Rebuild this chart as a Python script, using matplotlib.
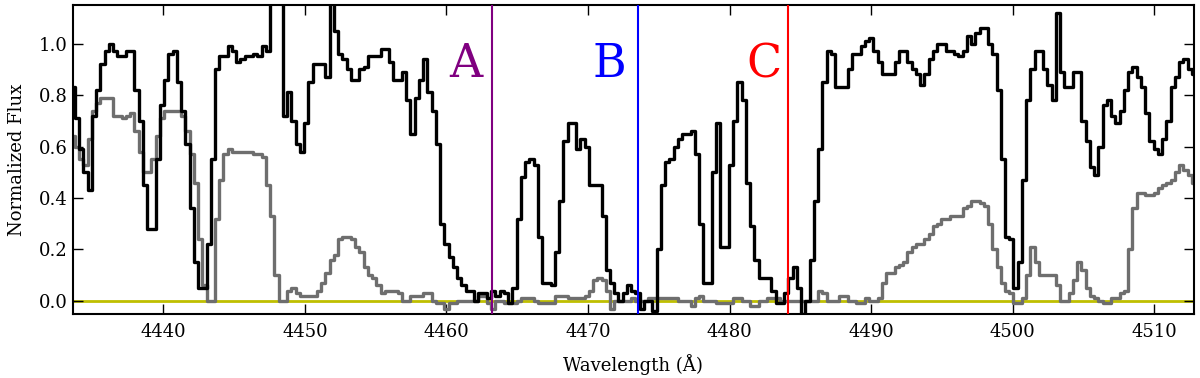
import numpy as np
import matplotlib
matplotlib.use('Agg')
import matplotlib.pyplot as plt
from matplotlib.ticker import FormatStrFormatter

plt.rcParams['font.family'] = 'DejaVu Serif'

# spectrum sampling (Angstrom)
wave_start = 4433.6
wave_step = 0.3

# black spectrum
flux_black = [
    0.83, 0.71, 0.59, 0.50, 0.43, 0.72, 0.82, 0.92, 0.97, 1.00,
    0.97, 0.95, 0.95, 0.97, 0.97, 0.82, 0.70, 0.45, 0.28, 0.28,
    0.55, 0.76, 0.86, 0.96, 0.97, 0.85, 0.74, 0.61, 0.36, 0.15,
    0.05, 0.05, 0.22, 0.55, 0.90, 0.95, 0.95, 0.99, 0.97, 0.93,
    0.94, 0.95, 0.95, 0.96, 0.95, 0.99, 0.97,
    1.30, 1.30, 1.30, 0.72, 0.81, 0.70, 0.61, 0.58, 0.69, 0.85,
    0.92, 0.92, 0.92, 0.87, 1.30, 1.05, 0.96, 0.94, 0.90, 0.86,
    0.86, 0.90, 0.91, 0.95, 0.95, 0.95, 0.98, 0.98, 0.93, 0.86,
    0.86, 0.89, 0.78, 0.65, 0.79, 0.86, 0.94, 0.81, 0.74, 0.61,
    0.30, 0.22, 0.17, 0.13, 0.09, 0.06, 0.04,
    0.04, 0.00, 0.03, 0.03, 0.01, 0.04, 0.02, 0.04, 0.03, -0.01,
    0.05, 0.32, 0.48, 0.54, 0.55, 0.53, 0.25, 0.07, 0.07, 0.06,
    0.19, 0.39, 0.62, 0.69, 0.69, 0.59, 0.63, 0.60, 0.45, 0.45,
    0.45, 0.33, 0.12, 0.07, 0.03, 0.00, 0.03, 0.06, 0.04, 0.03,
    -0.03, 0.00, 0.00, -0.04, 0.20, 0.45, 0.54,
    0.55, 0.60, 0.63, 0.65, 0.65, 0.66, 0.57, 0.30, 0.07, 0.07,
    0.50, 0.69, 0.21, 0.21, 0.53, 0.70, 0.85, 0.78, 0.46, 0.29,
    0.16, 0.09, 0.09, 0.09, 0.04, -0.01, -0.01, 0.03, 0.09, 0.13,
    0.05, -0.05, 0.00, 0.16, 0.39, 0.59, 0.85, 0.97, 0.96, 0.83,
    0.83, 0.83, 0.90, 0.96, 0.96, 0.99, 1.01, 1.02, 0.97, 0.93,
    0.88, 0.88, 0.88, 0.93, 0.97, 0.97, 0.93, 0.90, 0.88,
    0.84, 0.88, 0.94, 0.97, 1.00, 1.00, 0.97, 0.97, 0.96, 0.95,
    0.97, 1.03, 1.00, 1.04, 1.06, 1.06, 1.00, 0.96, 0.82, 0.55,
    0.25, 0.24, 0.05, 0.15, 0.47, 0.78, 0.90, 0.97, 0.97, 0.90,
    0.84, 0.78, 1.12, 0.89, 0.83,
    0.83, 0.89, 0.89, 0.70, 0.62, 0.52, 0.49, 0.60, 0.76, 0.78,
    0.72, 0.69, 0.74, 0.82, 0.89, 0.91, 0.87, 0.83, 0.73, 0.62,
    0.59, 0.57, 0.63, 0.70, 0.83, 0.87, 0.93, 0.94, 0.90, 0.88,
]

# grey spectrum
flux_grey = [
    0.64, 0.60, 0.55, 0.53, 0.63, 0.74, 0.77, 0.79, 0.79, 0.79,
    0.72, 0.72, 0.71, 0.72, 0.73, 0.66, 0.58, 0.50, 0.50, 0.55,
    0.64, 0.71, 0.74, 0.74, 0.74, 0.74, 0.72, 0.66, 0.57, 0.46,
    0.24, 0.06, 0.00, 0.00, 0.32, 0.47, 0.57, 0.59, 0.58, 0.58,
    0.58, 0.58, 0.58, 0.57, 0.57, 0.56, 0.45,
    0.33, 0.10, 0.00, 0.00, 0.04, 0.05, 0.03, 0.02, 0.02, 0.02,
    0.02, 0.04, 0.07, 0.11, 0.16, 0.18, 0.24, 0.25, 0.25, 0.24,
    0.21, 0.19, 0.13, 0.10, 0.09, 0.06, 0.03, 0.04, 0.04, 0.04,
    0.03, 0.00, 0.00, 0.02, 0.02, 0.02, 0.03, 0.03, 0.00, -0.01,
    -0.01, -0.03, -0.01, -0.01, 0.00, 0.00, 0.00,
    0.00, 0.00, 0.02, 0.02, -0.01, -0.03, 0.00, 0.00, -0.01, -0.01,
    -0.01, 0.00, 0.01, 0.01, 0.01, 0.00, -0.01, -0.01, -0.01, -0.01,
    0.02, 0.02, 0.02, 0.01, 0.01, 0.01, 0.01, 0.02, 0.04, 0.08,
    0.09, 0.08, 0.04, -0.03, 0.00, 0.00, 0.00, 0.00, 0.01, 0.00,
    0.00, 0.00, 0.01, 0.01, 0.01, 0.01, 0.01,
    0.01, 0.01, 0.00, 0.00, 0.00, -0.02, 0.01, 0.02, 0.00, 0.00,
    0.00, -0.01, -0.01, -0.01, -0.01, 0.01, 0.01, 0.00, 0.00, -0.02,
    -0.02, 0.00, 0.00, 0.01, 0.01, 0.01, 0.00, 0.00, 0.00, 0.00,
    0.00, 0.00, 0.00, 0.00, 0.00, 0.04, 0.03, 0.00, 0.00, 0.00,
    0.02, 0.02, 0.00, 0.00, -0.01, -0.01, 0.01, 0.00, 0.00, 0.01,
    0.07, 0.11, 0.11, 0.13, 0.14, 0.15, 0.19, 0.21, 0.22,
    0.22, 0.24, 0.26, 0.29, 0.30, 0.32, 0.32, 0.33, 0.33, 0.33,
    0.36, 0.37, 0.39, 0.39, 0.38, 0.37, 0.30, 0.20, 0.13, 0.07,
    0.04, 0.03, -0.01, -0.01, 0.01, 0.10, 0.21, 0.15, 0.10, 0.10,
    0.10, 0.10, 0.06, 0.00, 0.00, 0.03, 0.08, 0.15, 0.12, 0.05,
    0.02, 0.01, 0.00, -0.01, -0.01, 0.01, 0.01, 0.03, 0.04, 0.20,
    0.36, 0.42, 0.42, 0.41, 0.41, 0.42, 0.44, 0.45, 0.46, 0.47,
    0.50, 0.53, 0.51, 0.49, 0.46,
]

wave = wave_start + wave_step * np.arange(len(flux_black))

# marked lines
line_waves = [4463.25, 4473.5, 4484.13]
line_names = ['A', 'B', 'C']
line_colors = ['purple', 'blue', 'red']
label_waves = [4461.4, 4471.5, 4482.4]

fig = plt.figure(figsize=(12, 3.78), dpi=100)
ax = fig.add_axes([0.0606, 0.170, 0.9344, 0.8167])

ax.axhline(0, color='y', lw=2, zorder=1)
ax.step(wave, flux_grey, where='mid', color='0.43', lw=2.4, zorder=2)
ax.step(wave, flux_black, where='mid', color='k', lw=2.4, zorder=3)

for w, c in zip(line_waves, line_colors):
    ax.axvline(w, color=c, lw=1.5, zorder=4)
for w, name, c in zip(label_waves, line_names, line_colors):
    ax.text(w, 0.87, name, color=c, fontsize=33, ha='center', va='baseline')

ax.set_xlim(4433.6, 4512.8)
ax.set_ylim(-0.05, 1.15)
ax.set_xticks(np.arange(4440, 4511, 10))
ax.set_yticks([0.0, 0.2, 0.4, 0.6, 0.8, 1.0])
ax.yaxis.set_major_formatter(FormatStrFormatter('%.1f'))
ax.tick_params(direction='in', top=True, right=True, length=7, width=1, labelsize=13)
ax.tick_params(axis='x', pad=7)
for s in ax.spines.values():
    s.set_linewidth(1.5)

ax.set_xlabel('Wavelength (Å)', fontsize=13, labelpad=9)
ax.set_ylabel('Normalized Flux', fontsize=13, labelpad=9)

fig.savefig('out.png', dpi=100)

Problem to solve
Copy every line of the listing that includes the string "matplotlib".

Exercise result
Rebuild this chart as a Python script, using matplotlib.
import matplotlib
matplotlib.use('Agg')
import matplotlib.pyplot as plt
from matplotlib.ticker import FormatStrFormatter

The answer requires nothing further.